Suiting Up Next Season

It’s the question that girls suiting up for both soccer and field hockey want answered.  At the start of the fall sport season next year, will Penn Manor junior, Katie Breneman, be putting on a soccer jersey or a field hockey jersey?

Yet this is just one of the problems that have emerged from the PIAA’s decision to move the girls’ soccer season from spring to the fall.  Fortunately for many seniors, they will not have to make the decision before they graduate.  Soccer will be moving to fall but the move has been postponed until 2012.

“It puts them on equal turf,” Penn Manor Athletic Director, Jeff Roth, who commented on this recent decision.

While many Susquehanna Valley schools were playing their girls’ soccer in the spring season, the remaining schools were playing in the fall. But it won’t be like this in two years, thanks to the 22-7 PIAA ruling that brought this “split-season play” to an end.
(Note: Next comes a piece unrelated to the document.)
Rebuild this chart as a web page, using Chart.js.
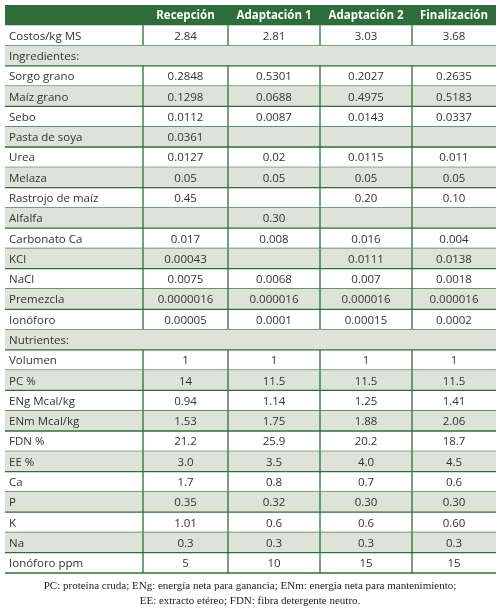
<!DOCTYPE html>
<html><head><meta charset="utf-8">
<script src="https://cdn.jsdelivr.net/npm/chart.js@4"></script>
<style>body{margin:0;background:#fff}canvas{display:block}</style>
</head><body>
<canvas id="c" width="500" height="613"></canvas>
<script>
const columns = ['', 'Recepción', 'Adaptación 1', 'Adaptación 2', 'Finalización'];
const rows = ['Costos/kg MS','Ingredientes:','Sorgo grano','Maíz grano','Sebo','Pasta de soya','Urea','Melaza','Rastrojo de maíz','Alfalfa','Carbonato Ca','KCl','NaCl','Premezcla','Ionóforo','Nutrientes:','Volumen','PC %','ENg Mcal/kg','ENm Mcal/kg','FDN %','EE %','Ca','P','K','Na','Ionóforo ppm'];
const sections = ['Ingredientes:','Nutrientes:'];
const recepcion = ['2.84','','0.2848','0.1298','0.0112','0.0361','0.0127','0.05','0.45','','0.017','0.00043','0.0075','0.0000016','0.00005','','1','14','0.94','1.53','21.2','3.0','1.7','0.35','1.01','0.3','5'];
const adaptacion1 = ['2.81','','0.5301','0.0688','0.0087','','0.02','0.05','','0.30','0.008','','0.0068','0.000016','0.0001','','1','11.5','1.14','1.75','25.9','3.5','0.8','0.32','0.6','0.3','10'];
const adaptacion2 = ['3.03','','0.2027','0.4975','0.0143','','0.0115','0.05','0.20','','0.016','0.0111','0.007','0.000016','0.00015','','1','11.5','1.25','1.88','20.2','4.0','0.7','0.30','0.6','0.3','15'];
const finalizacion = ['3.68','','0.2635','0.5183','0.0337','','0.011','0.05','0.10','','0.004','0.0138','0.0018','0.000016','0.0002','','1','11.5','1.41','2.06','18.7','4.5','0.6','0.30','0.60','0.3','15'];
const footnote = ['PC: proteína cruda; ENg: energía neta para ganancia; ENm: energía neta para mantenimiento;','EE: extracto etéreo; FDN: fibra detergente neutro.'];

const series = [recepcion, adaptacion1, adaptacion2, finalizacion];
const yLabels = ['__header__'].concat(rows);
const colWeights = [138, 85, 92, 92, 84];

const datasets = series.map((vals, ci) => ({
  label: columns[ci+1],
  data: vals.map((v, ri) => ({x: columns[ci+1], y: rows[ri], v})),
  pointRadius: 0
}));

const tablePlugin = {
  id: 'table',
  afterDatasetsDraw(chart) {
    const ctx = chart.ctx, a = chart.chartArea, ys = chart.scales.y;
    const total = colWeights.reduce((s, w) => s + w, 0);
    const edges = [a.left];
    colWeights.forEach(w => edges.push(edges[edges.length-1] + w / total * (a.right - a.left)));
    const h = (a.bottom - a.top) / yLabels.length;
    const green = '#2f6e3b';
    ctx.save();
    // header
    let yc = ys.getPixelForValue(0);
    ctx.fillStyle = green;
    ctx.fillRect(a.left, yc - h/2, a.right - a.left, h);
    ctx.fillStyle = '#fff';
    ctx.font = 'bold 11.5px "Open Sans"';
    ctx.textAlign = 'center'; ctx.textBaseline = 'middle';
    for (let c = 1; c < columns.length; c++) ctx.fillText(columns[c], (edges[c]+edges[c+1])/2, yc+1);
    rows.forEach((r, ri) => {
      const y = ys.getPixelForValue(ri+1);
      const top = y - h/2, bot = y + h/2;
      if (ri % 2 === 1) { ctx.fillStyle = '#dde3d8'; ctx.fillRect(a.left, top, a.right-a.left, h); }
      ctx.strokeStyle = green; ctx.lineWidth = 1.3;
      ctx.beginPath(); ctx.moveTo(a.left, bot); ctx.lineTo(a.right, bot); ctx.stroke();
      const isSec = sections.includes(r);
      if (!isSec) {
        ctx.beginPath();
        for (let c = 1; c < edges.length-1; c++) { ctx.moveTo(edges[c], top); ctx.lineTo(edges[c], bot); }
        ctx.stroke();
      }
      ctx.fillStyle = '#333'; ctx.font = '11.5px "Open Sans"';
      ctx.textAlign = 'left';
      ctx.fillText(r, edges[0]+4, y+1);
      ctx.textAlign = 'center';
      chart.data.datasets.forEach((ds, ci) => {
        const v = ds.data[ri].v;
        if (v) ctx.fillText(v, (edges[ci+1]+edges[ci+2])/2, y+1);
      });
    });
    ctx.fillStyle = '#222'; ctx.font = '11px "Liberation Serif"'; ctx.textAlign = 'center';
    ctx.fillText(footnote[0], 250, a.bottom + 13);
    ctx.fillText(footnote[1], 250, a.bottom + 28);
    ctx.restore();
  }
};

new Chart(document.getElementById('c'), {
  type: 'scatter',
  data: { datasets },
  options: {
    responsive: false, animation: false,
    layout: { padding: { left: 5, right: 4, top: 5, bottom: 40 } },
    plugins: { legend: { display: false }, tooltip: { enabled: false } },
    scales: {
      x: { type: 'category', labels: columns.slice(1), display: false, offset: true },
      y: { type: 'category', labels: yLabels, display: false, offset: true }
    }
  },
  plugins: [tablePlugin]
});
</script>
</body></html>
In 2005,  four girls from three different high schools represented by the Women’s Law Project filed Federal Civil Lawsuits against the PIAA claiming that the two different seasons (fall and spring) as well as not having a unified statewide championship placed them at a disadvantage.

Coaches were able to vote in the decision, where eleven voted in favor of the change in season, and eleven voted against the move.  Two coaches however did not vote; one of them being Penn Manor head soccer coach, William Zapata.

Zapata claims that those who voted were under the impression that this move would not be taking place until the 2012 season, which would provide two years for students to prep for the change, not the 2011 season, only allowing one season’s notice.

Now, the additional voting session has pushed back the move until 2012 season.

Eventually, however, these questions will have to be answered: where will these games take place and where will officials be found to manage those additional fall season games?

“We don’t have the fields to support all the fall sports,” said Roth, and Penn Manor is a decent sized school that was placed in the middle of the problem.

Commenting on the situation of a crowded fieldhouse that will “make it a nightmare, but we will just have to deal with it,” said Coach Zapata.

Fall sports teams including football, boys’ soccer, girls’ soccer, and field hockey will all be competing for access to the fields, leaving those fields all to the lacrosse teams in the spring.

According to Roth, the varsity and junior-varsity soccer teams would have to play back-to-back games. With afternoon games, the varsity games would take place first, most likely around 4:00, and the junior-varsity game to follow at 5:30. For a night game, the junior-varsity game would be played first, probably at 5:30, with the varsity game to begin at 7:00.

And for all those fans of the girl kickers on the football team, this year may be the only year that it takes place.  With soccer in the fall, the girls would not be able to kick for both the soccer team and the football team.

But probably the biggest issue coming from this decision is that now placed on the girls who play in were used to playing both field hockey and soccer, or both volleyball and soccer.  They will now have to choose just one sport.

However, girls wanting to play both soccer and track and field, or soccer and lacrosse will now be able to.

Breneman is currently a junior at Penn Manor and would have been forced to choose between playing soccer or field hockey.

“It’s a bummer,” Breneman added.

She also believes that both sports teams will go very far during her senior year.  However, if she had to make the choice Brenneman said she would be putting on the field hockey jersey come next fall.

“You can go farther in field hockey.”

So is the decision for the overall good?  The answer to that question will not become evident until the 2012 season, when all the fall sports take the field.